Efficient algorithm for taking powers of binary numbers?

Question

Is there any efficient algorithm for taking powers of binary numbers? Or even just squaring one?

Thanks ahead of time.

Answer 1

Here's a reference that I found:

http://en.wikipedia.org/wiki/Modular_exponentiation#Right-to-left_binary_method

The most intuitive algorithm that I can think of for squaring binary numbers involves appending zeros and adding. As an example, say you want to square $101101$. To do so, note the position of each $1$ in the number (this can be done algorithmically by right-shifting and doing an AND with $1$. In our example, we have $1$'s in the 1st, 3rd, 4th, and 6th positions. So we would add

$$ 101101 + 10110100 + 101101000 + 10110100000$$

where for each addend you append the position of the corresponding $1$ minus one. Since you have $1$'s in the 1st, 3rd, 4th, and 6th positions you would append $ 1- 1 = 0$, $3 - 1 = 2$, $4 - 1 = 3$, and $6 - 1 = 5$ zeros to each of the four addends respectively.

Answer 2

And if you want to square (or multiply) very large numbers, there is the Karatsuba algorithm:

http://en.wikipedia.org/wiki/Karatsuba_algorithm

Answer 3

Reducing exponentiation to squaring and occasional multiplication seems to be fast, see Exponentiation by Squaring. It uses $$ x^n = \begin{cases} x \, ( x^{2})^{(n - 1)/2}, & \mbox{if } n \mbox{ is odd} \\ (x^{2})^{n/2} , & \mbox{if } n \mbox{ is even}. \end{cases} $$ The squaring is done by $x^2 = x * x$.

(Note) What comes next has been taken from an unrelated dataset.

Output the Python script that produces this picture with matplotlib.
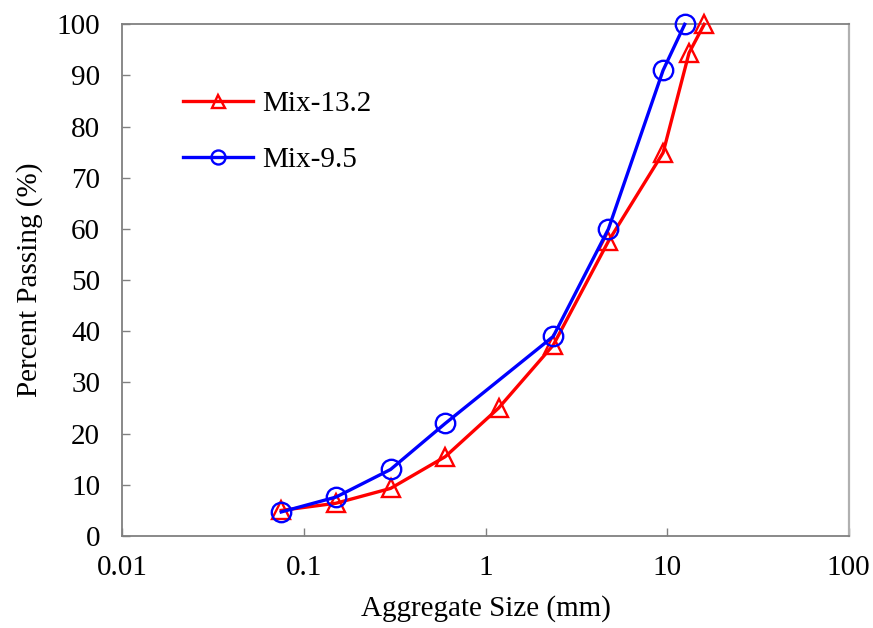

In Henry S. Warren's "Hacker's Delight", chapter 11-3, a method called „Computing $x^n$ by Binary Decomposition of $n$“ is presented, but it seems to be the same idea at first glance (please check this). $$ x^{13} = x^{(1101)_2} = x^{8+4+1} = x^8*x^4*x = \underbrace{(\underbrace{(\underbrace{(\underbrace{1^2 * x}_1)^2}_0 * x}_1)^2)^2 * x}_1 $$ One starts with initial value $1$ and the exponent representation is read right to left and either a "square and multiply" (if $1$) or "square" step (if $0$) is taken, see example above.

The other idea that comes to mind, but depends on how large your numbers are, in this case rather be small, is using some kind of lookup table.